## Begin

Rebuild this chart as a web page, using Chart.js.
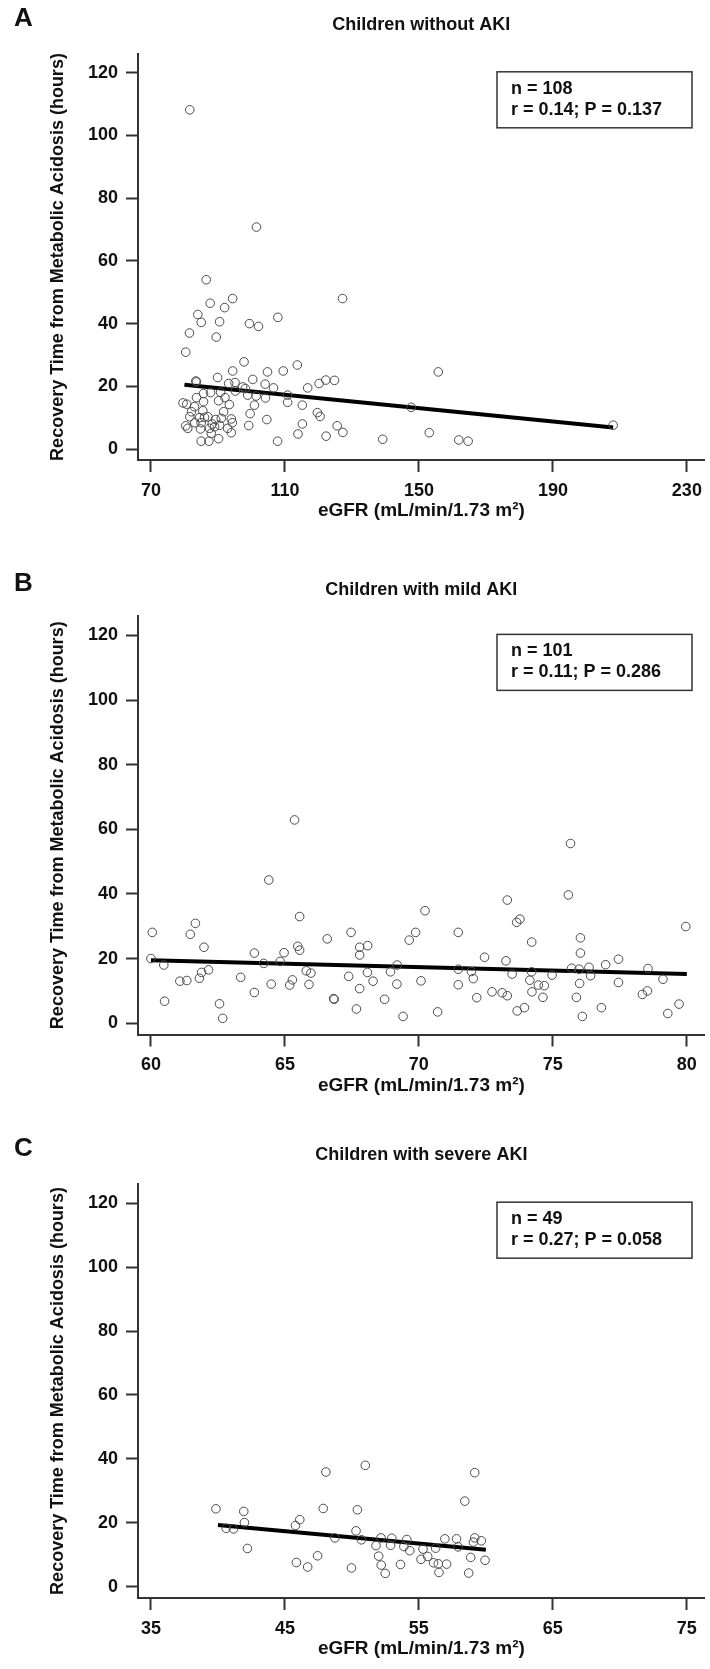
<!DOCTYPE html>
<html>
<head>
<meta charset="utf-8">
<script src="https://cdn.jsdelivr.net/npm/chart.js@4"></script>
<style>
  body { margin: 0; background: #fff; }
  canvas { display: block; }
</style>
</head>
<body>
<canvas id="chartA" width="710" height="565"></canvas>
<canvas id="chartB" width="710" height="565"></canvas>
<canvas id="chartC" width="710" height="539"></canvas>
<script>
// A: children without AKI
var noAkiX = [81.6,101.5,86.5,87.7,94.4,92.0,127.2,84.0,85.0,90.5,99.4,102.1,107.9,81.5,89.5,80.4,97.8,113.7,94.4,104.8,
  109.5,89.9,100.4,83.4,83.6,122.2,124.8,120.2,93.2,95.1,104.1,97.4,98.2,106.6,116.8,85.7,87.8,90.8,95.2,98.9,
  101.4,104.2,110.8,83.6,92.1,79.6,80.7,83.0,85.7,90.2,93.4,100.9,110.8,115.2,82.1,85.5,91.7,99.6,119.7,120.5,
  81.6,84.5,86.0,87.0,89.3,91.0,94.0,104.6,80.4,81.0,83.1,85.0,88.3,90.5,94.3,99.2,115.2,125.6,84.8,87.5,
  89.0,92.9,88.0,94.0,113.9,127.3,122.3,85.0,87.3,90.2,107.8,139.2,155.8,147.7,153.1,161.9,164.7,208.0];
var noAkiY = [108.2,70.8,54.0,46.5,48.0,45.1,48.0,42.9,40.4,40.6,40.0,39.1,42.0,37.0,35.7,30.9,27.8,26.8,24.9,24.6,
  24.9,22.8,22.2,21.7,21.4,22.0,21.9,20.9,20.9,21.2,20.7,19.8,19.3,19.5,19.5,17.7,18.0,18.1,18.5,17.2,
  16.9,16.3,17.2,16.4,16.4,14.7,14.3,13.5,15.1,15.4,14.2,14.0,14.9,14.0,11.9,12.2,11.9,11.3,11.6,10.4,
  10.3,10.0,10.1,10.3,9.4,9.8,9.6,9.4,7.4,6.6,8.4,8.4,8.0,7.6,8.4,7.5,8.0,7.4,6.4,6.6,
  7.1,6.6,5.0,5.2,4.8,5.3,4.1,2.5,2.5,3.3,2.5,3.1,24.6,13.3,5.2,2.9,2.5,7.6];
var noAkiFitX = [80, 208];
var noAkiFitY = [20.5, 6.9];

// B: children with mild AKI
var mildX = [60.05,60.0,60.48,60.51,61.66,61.47,61.98,61.08,61.34,61.81,61.89,62.15,62.56,62.68,63.35,63.86,64.21,63.86,64.49,64.40,
  64.82,64.97,65.36,65.55,65.48,65.55,65.80,65.97,65.28,65.18,65.90,66.58,66.82,66.84,67.47,67.79,68.09,67.79,67.38,68.08,
  68.29,67.79,67.67,68.72,68.94,69.18,69.19,69.41,69.64,69.88,70.23,70.08,70.70,71.47,71.47,71.47,71.96,72.03,72.16,72.45,
  72.73,73.11,73.30,73.25,73.30,73.48,73.67,73.94,73.65,73.77,74.21,74.21,74.14,74.22,74.46,74.68,74.63,74.97,75.58,75.66,
  75.70,75.98,76.03,76.03,76.00,75.88,76.10,76.35,76.41,76.81,76.97,77.45,77.45,78.34,78.53,78.55,79.11,79.29,79.71,79.96];
var mildY = [28.1,20.0,18.0,6.8,30.9,27.5,23.5,13.0,13.2,13.9,15.7,16.5,6.0,1.5,14.2,21.7,18.5,9.5,12.1,44.3,
  19.1,21.8,62.9,33.0,23.8,22.6,16.2,15.5,13.4,11.8,12.0,26.1,7.6,7.4,28.1,23.5,24.0,21.1,14.5,15.7,
  13.0,10.7,4.4,7.4,15.9,12.1,18.0,2.1,25.7,28.1,34.8,13.1,3.5,28.1,16.7,11.9,16.0,13.8,7.9,20.4,
  9.7,9.4,8.5,19.3,38.1,15.2,3.8,4.8,31.2,32.2,25.1,15.9,13.3,9.7,11.8,11.6,8.0,14.9,39.7,55.6,
  17.0,16.7,26.4,21.7,12.3,8.0,2.1,17.3,14.7,4.8,18.1,19.8,12.6,8.9,10.0,16.9,13.6,3.0,5.9,29.9];
var mildFitX = [60, 80];
var mildFitY = [19.5, 15.2];

// C: children with severe AKI
var severeX = [39.85,41.93,41.98,40.62,41.16,42.20,46.11,45.79,45.86,46.70,47.44,48.06,47.86,48.73,49.97,50.41,50.31,50.71,51.00,51.80,
  52.17,52.00,52.19,52.49,52.89,52.98,53.63,53.88,54.10,54.32,55.16,55.31,55.66,56.10,56.45,56.50,56.25,56.94,57.07,57.81,
  57.93,58.43,58.87,58.72,59.07,59.17,59.17,59.66,59.94];
var severeY = [24.4,23.6,20.1,18.3,18.1,12.0,21.0,19.2,7.6,6.2,9.7,35.9,24.5,15.3,5.9,24.1,17.5,14.7,38.0,12.9,
  15.3,9.6,6.8,4.2,13.0,15.2,7.0,12.6,14.8,11.3,8.6,11.8,9.5,7.5,7.2,4.5,12.1,15.0,7.1,15.0,
  12.5,26.8,9.2,4.3,14.0,15.3,35.7,14.4,8.3];
var severeFitX = [40, 60];
var severeFitY = [19.3, 11.6];

var yTicks = [0, 20, 40, 60, 80, 100, 120];
var noAkiTicks = [70, 110, 150, 190, 230];
var mildTicks = [60, 65, 70, 75, 80];
var severeTicks = [35, 45, 55, 65, 75];

var fam = '"Liberation Sans", Arial, Helvetica, sans-serif';
var txtCol = '#111';
var axisCol = '#333';

var panelText = {
  id: 'panelText',
  afterDraw(chart, args, o) {
    let c = chart.ctx, a = chart.chartArea;
    let top = chart.scales.y.getPixelForValue(120) - 1;
    c.save();
    c.fillStyle = txtCol;
    c.textBaseline = 'middle';
    c.textAlign = 'left';
    c.font = 'bold 26px ' + fam;
    c.fillText(o.letter, 14, 19);
    c.font = 'bold 18px ' + fam;
    c.textAlign = 'center';
    c.fillText(o.title, (a.left + a.right) / 2, 25);
    c.strokeStyle = axisCol;
    c.lineWidth = 1.5;
    c.strokeRect(497, top, 195, 56);
    c.textAlign = 'left';
    c.fillText(o.stats[0], 511, top + 17);
    c.fillText(o.stats[1], 511, top + 38);
    c.restore();
  }
};

function drawPanel(canvId, cfg) {
  let ctx = document.getElementById(canvId);
  let H = ctx.height;
  let pts = cfg.xs.map((x, i) => ({x: x, y: cfg.ys[i]}));
  let fit = cfg.fitX.map((x, i) => ({x: x, y: cfg.fitY[i]}));
  let tickFont = {family: fam, size: 18, weight: 'bold'};

  new Chart(ctx, {
    type: 'scatter',
    data: {
      datasets: [{
        data: pts,
        pointRadius: 4.3,
        pointHoverRadius: 4.3,
        pointBorderWidth: 1,
        pointBorderColor: '#4a4a4a',
        pointBackgroundColor: 'rgba(0,0,0,0)'
      }, {
        data: fit,
        showLine: true,
        borderColor: '#000',
        borderWidth: 4,
        pointRadius: 0
      }]
    },
    options: {
      responsive: false,
      animation: false,
      devicePixelRatio: 1,
      layout: {padding: {top: cfg.top, right: 2, left: 0, bottom: 0}},
      plugins: {
        legend: {display: false},
        tooltip: {enabled: false},
        panelText: {letter: cfg.letter, title: cfg.title, stats: cfg.stats}
      },
      scales: {
        x: {
          type: 'linear', min: cfg.xMin, max: cfg.xMax,
          afterBuildTicks: s => { s.ticks = cfg.xTicks.map(v => ({value: v})); },
          afterFit: s => { s.height = H - cfg.bottom; s.paddingLeft = 0; s.paddingRight = 0; },
          border: {display: true, color: axisCol, width: 2},
          grid: {drawOnChartArea: false, drawTicks: true, tickLength: 12, tickColor: axisCol, tickWidth: 2},
          ticks: {padding: 8, color: txtCol, font: tickFont, maxRotation: 0, autoSkip: false},
          title: {
            display: true, text: 'eGFR (mL/min/1.73 m\u00b2)', color: txtCol,
            font: {family: fam, size: 19, weight: 'bold'},
            padding: {top: 0, bottom: H - cfg.bottom - 51 - 11.4}
          }
        },
        y: {
          type: 'linear', min: -3.5, max: 126,
          afterBuildTicks: s => { s.ticks = yTicks.map(v => ({value: v})); },
          afterFit: s => { s.width = 138; s.paddingTop = 0; s.paddingBottom = 0; },
          border: {display: true, color: axisCol, width: 2},
          grid: {drawOnChartArea: false, drawTicks: true, tickLength: 12, tickColor: axisCol, tickWidth: 2},
          ticks: {padding: 8, color: txtCol, font: tickFont},
          title: {
            display: true, text: 'Recovery Time from Metabolic Acidosis (hours)', color: txtCol,
            font: tickFont, padding: {top: 47, bottom: 0}
          }
        }
      }
    },
    plugins: [panelText]
  });
}

drawPanel('chartA', {
  xs: noAkiX, ys: noAkiY, fitX: noAkiFitX, fitY: noAkiFitY, xTicks: noAkiTicks,
  xMin: 66.14, xMax: 235.32, top: 54, bottom: 460,
  letter: 'A', title: 'Children without AKI', stats: ['n = 108', 'r = 0.14; P = 0.137']
});
drawPanel('chartB', {
  xs: mildX, ys: mildY, fitX: mildFitX, fitY: mildFitY, xTicks: mildTicks,
  xMin: 59.518, xMax: 80.667, top: 51, bottom: 469.5,
  letter: 'B', title: 'Children with mild AKI', stats: ['n = 101', 'r = 0.11; P = 0.286']
});
drawPanel('chartC', {
  xs: severeX, ys: severeY, fitX: severeFitX, fitY: severeFitY, xTicks: severeTicks,
  xMin: 34.035, xMax: 76.335, top: 54, bottom: 468,
  letter: 'C', title: 'Children with severe AKI', stats: ['n = 49', 'r = 0.27; P = 0.058']
});
</script>
</body>
</html>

## End

SHORT TASK:
Reproduce the material above exactly, first line through the line that contains "var noAkiFitY = [20.5, 6.9];", minus the pictures.

EXPECTED ANSWER:
Rebuild this chart as a web page, using Chart.js.
<!DOCTYPE html>
<html>
<head>
<meta charset="utf-8">
<script src="https://cdn.jsdelivr.net/npm/chart.js@4"></script>
<style>
  body { margin: 0; background: #fff; }
  canvas { display: block; }
</style>
</head>
<body>
<canvas id="chartA" width="710" height="565"></canvas>
<canvas id="chartB" width="710" height="565"></canvas>
<canvas id="chartC" width="710" height="539"></canvas>
<script>
// A: children without AKI
var noAkiX = [81.6,101.5,86.5,87.7,94.4,92.0,127.2,84.0,85.0,90.5,99.4,102.1,107.9,81.5,89.5,80.4,97.8,113.7,94.4,104.8,
  109.5,89.9,100.4,83.4,83.6,122.2,124.8,120.2,93.2,95.1,104.1,97.4,98.2,106.6,116.8,85.7,87.8,90.8,95.2,98.9,
  101.4,104.2,110.8,83.6,92.1,79.6,80.7,83.0,85.7,90.2,93.4,100.9,110.8,115.2,82.1,85.5,91.7,99.6,119.7,120.5,
  81.6,84.5,86.0,87.0,89.3,91.0,94.0,104.6,80.4,81.0,83.1,85.0,88.3,90.5,94.3,99.2,115.2,125.6,84.8,87.5,
  89.0,92.9,88.0,94.0,113.9,127.3,122.3,85.0,87.3,90.2,107.8,139.2,155.8,147.7,153.1,161.9,164.7,208.0];
var noAkiY = [108.2,70.8,54.0,46.5,48.0,45.1,48.0,42.9,40.4,40.6,40.0,39.1,42.0,37.0,35.7,30.9,27.8,26.8,24.9,24.6,
  24.9,22.8,22.2,21.7,21.4,22.0,21.9,20.9,20.9,21.2,20.7,19.8,19.3,19.5,19.5,17.7,18.0,18.1,18.5,17.2,
  16.9,16.3,17.2,16.4,16.4,14.7,14.3,13.5,15.1,15.4,14.2,14.0,14.9,14.0,11.9,12.2,11.9,11.3,11.6,10.4,
  10.3,10.0,10.1,10.3,9.4,9.8,9.6,9.4,7.4,6.6,8.4,8.4,8.0,7.6,8.4,7.5,8.0,7.4,6.4,6.6,
  7.1,6.6,5.0,5.2,4.8,5.3,4.1,2.5,2.5,3.3,2.5,3.1,24.6,13.3,5.2,2.9,2.5,7.6];
var noAkiFitX = [80, 208];
var noAkiFitY = [20.5, 6.9];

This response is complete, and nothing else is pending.